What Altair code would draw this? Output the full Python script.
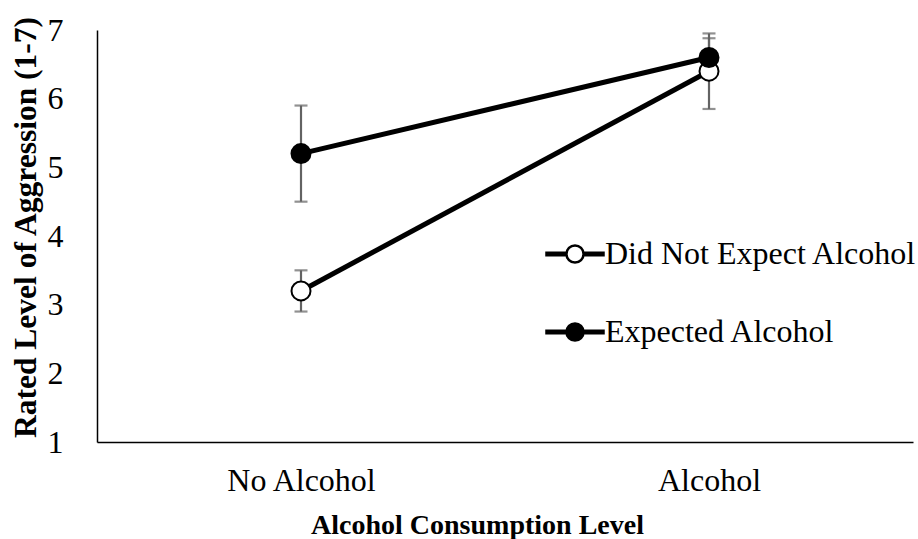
import altair as alt
import pandas as pd

consumption = ["No Alcohol", "Alcohol", "No Alcohol", "Alcohol"]
condition = ["Did Not Expect Alcohol", "Did Not Expect Alcohol", "Expected Alcohol", "Expected Alcohol"]
means = [3.2, 6.4, 5.2, 6.6]
errors = [0.3, 0.55, 0.7, 0.28]

x_order = ["No Alcohol", "Alcohol"]
cond_order = ["Did Not Expect Alcohol", "Expected Alcohol"]

df = pd.DataFrame({
    "Consumption": consumption,
    "Condition": condition,
    "Mean": means,
    "Err": errors,
})
df["Lo"] = df["Mean"] - df["Err"]
df["Hi"] = df["Mean"] + df["Err"]

FONT = "Liberation Serif"

x_enc = alt.X("Consumption:N", sort=x_order,
              scale=alt.Scale(type="point", padding=0.5),
              axis=alt.Axis(title="Alcohol Consumption Level", labelAngle=0,
                            titleX=380, titleY=91, titleBaseline="alphabetic",
                            titleAnchor="start", titleAlign="center"))
y_scale = alt.Scale(domain=[1, 7], nice=False, zero=False)
y_enc = alt.Y("Mean:Q", scale=y_scale,
              axis=alt.Axis(title="Rated Level of Aggression (1-7)", values=[1, 2, 3, 4, 5, 6, 7],
                            format="d",
                            titleX=-62, titleY=197, titleBaseline="alphabetic",
                            titleAnchor="start", titleAlign="center"))

base = alt.Chart(df)

err_rule = base.mark_rule(color="#636363", strokeWidth=2.2).encode(
    x=x_enc, y=alt.Y("Lo:Q", scale=y_scale), y2="Hi:Q")
cap_lo = base.mark_tick(color="#636363", thickness=2.2, size=13, orient="horizontal").encode(
    x=x_enc, y=alt.Y("Lo:Q", scale=y_scale))
cap_hi = base.mark_tick(color="#636363", thickness=2.2, size=13, orient="horizontal").encode(
    x=x_enc, y=alt.Y("Hi:Q", scale=y_scale))

lines = base.mark_line(color="black", strokeWidth=5).encode(
    x=x_enc, y=y_enc, detail="Condition:N")

legend_path = ("M-1,-0.044 L-0.30,-0.044 L-0.30,0.044 L-1,0.044 Z "
               "M0.30,-0.044 L1,-0.044 L1,0.044 L0.30,0.044 Z "
               "M0.30,0 A0.30,0.30 0 1,1 -0.30,0 A0.30,0.30 0 1,1 0.30,0 Z")

points = base.mark_point(shape="circle", filled=True, stroke="black", strokeWidth=2,
                         size=361, opacity=1).encode(
    x=x_enc, y=y_enc,
    fill=alt.Fill("Condition:N", sort=cond_order,
                  scale=alt.Scale(domain=cond_order, range=["white", "black"]),
                  legend=alt.Legend(title=None, orient="none", legendX=448, legendY=194,
                                    symbolType=legend_path, symbolSize=3249,
                                    symbolStrokeColor="black", symbolStrokeWidth=2.5,
                                    symbolOpacity=1,
                                    labelFont=FONT, labelFontSize=32, labelColor="black",
                                    labelLimit=500, labelOffset=0, rowPadding=32,
                                    padding=0)),
    order=alt.Order("Condition:N", sort="ascending"))

chart = alt.layer(err_rule, cap_lo, cap_hi, lines, points).properties(
    width=816, height=412,
    autosize=alt.AutoSizeParams(type="none"),
    padding={"left": 97, "top": 30, "right": 5, "bottom": 97},
    background="white",
).configure_view(stroke=None).configure_axis(
    grid=False, ticks=False, tickSize=0,
    domainColor="black", domainWidth=1.5,
    labelFont=FONT, labelFontSize=32, labelColor="black",
    titleFont=FONT, titleFontWeight="bold", titleColor="black",
).configure_axisX(labelPadding=23, titleFontSize=28
).configure_axisY(labelPadding=34, titleFontSize=31.5)

chart.save("out.html", embed_options={"renderer": "svg", "actions": False})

• • •

# AIM OF THE EXERCISE
Leave out the pictures and output the rest of the material exactly as written.

# COMPLETE OUTPUT
What Altair code would draw this? Output the full Python script.
import altair as alt
import pandas as pd

consumption = ["No Alcohol", "Alcohol", "No Alcohol", "Alcohol"]
condition = ["Did Not Expect Alcohol", "Did Not Expect Alcohol", "Expected Alcohol", "Expected Alcohol"]
means = [3.2, 6.4, 5.2, 6.6]
errors = [0.3, 0.55, 0.7, 0.28]

x_order = ["No Alcohol", "Alcohol"]
cond_order = ["Did Not Expect Alcohol", "Expected Alcohol"]

df = pd.DataFrame({
    "Consumption": consumption,
    "Condition": condition,
    "Mean": means,
    "Err": errors,
})
df["Lo"] = df["Mean"] - df["Err"]
df["Hi"] = df["Mean"] + df["Err"]

FONT = "Liberation Serif"

x_enc = alt.X("Consumption:N", sort=x_order,
              scale=alt.Scale(type="point", padding=0.5),
              axis=alt.Axis(title="Alcohol Consumption Level", labelAngle=0,
                            titleX=380, titleY=91, titleBaseline="alphabetic",
                            titleAnchor="start", titleAlign="center"))
y_scale = alt.Scale(domain=[1, 7], nice=False, zero=False)
y_enc = alt.Y("Mean:Q", scale=y_scale,
              axis=alt.Axis(title="Rated Level of Aggression (1-7)", values=[1, 2, 3, 4, 5, 6, 7],
                            format="d",
                            titleX=-62, titleY=197, titleBaseline="alphabetic",
                            titleAnchor="start", titleAlign="center"))

base = alt.Chart(df)

err_rule = base.mark_rule(color="#636363", strokeWidth=2.2).encode(
    x=x_enc, y=alt.Y("Lo:Q", scale=y_scale), y2="Hi:Q")
cap_lo = base.mark_tick(color="#636363", thickness=2.2, size=13, orient="horizontal").encode(
    x=x_enc, y=alt.Y("Lo:Q", scale=y_scale))
cap_hi = base.mark_tick(color="#636363", thickness=2.2, size=13, orient="horizontal").encode(
    x=x_enc, y=alt.Y("Hi:Q", scale=y_scale))

lines = base.mark_line(color="black", strokeWidth=5).encode(
    x=x_enc, y=y_enc, detail="Condition:N")

legend_path = ("M-1,-0.044 L-0.30,-0.044 L-0.30,0.044 L-1,0.044 Z "
               "M0.30,-0.044 L1,-0.044 L1,0.044 L0.30,0.044 Z "
               "M0.30,0 A0.30,0.30 0 1,1 -0.30,0 A0.30,0.30 0 1,1 0.30,0 Z")

points = base.mark_point(shape="circle", filled=True, stroke="black", strokeWidth=2,
                         size=361, opacity=1).encode(
    x=x_enc, y=y_enc,
    fill=alt.Fill("Condition:N", sort=cond_order,
                  scale=alt.Scale(domain=cond_order, range=["white", "black"]),
                  legend=alt.Legend(title=None, orient="none", legendX=448, legendY=194,
                                    symbolType=legend_path, symbolSize=3249,
                                    symbolStrokeColor="black", symbolStrokeWidth=2.5,
                                    symbolOpacity=1,
                                    labelFont=FONT, labelFontSize=32, labelColor="black",
                                    labelLimit=500, labelOffset=0, rowPadding=32,
                                    padding=0)),
    order=alt.Order("Condition:N", sort="ascending"))

chart = alt.layer(err_rule, cap_lo, cap_hi, lines, points).properties(
    width=816, height=412,
    autosize=alt.AutoSizeParams(type="none"),
    padding={"left": 97, "top": 30, "right": 5, "bottom": 97},
    background="white",
).configure_view(stroke=None).configure_axis(
    grid=False, ticks=False, tickSize=0,
    domainColor="black", domainWidth=1.5,
    labelFont=FONT, labelFontSize=32, labelColor="black",
    titleFont=FONT, titleFontWeight="bold", titleColor="black",
).configure_axisX(labelPadding=23, titleFontSize=28
).configure_axisY(labelPadding=34, titleFontSize=31.5)

chart.save("out.html", embed_options={"renderer": "svg", "actions": False})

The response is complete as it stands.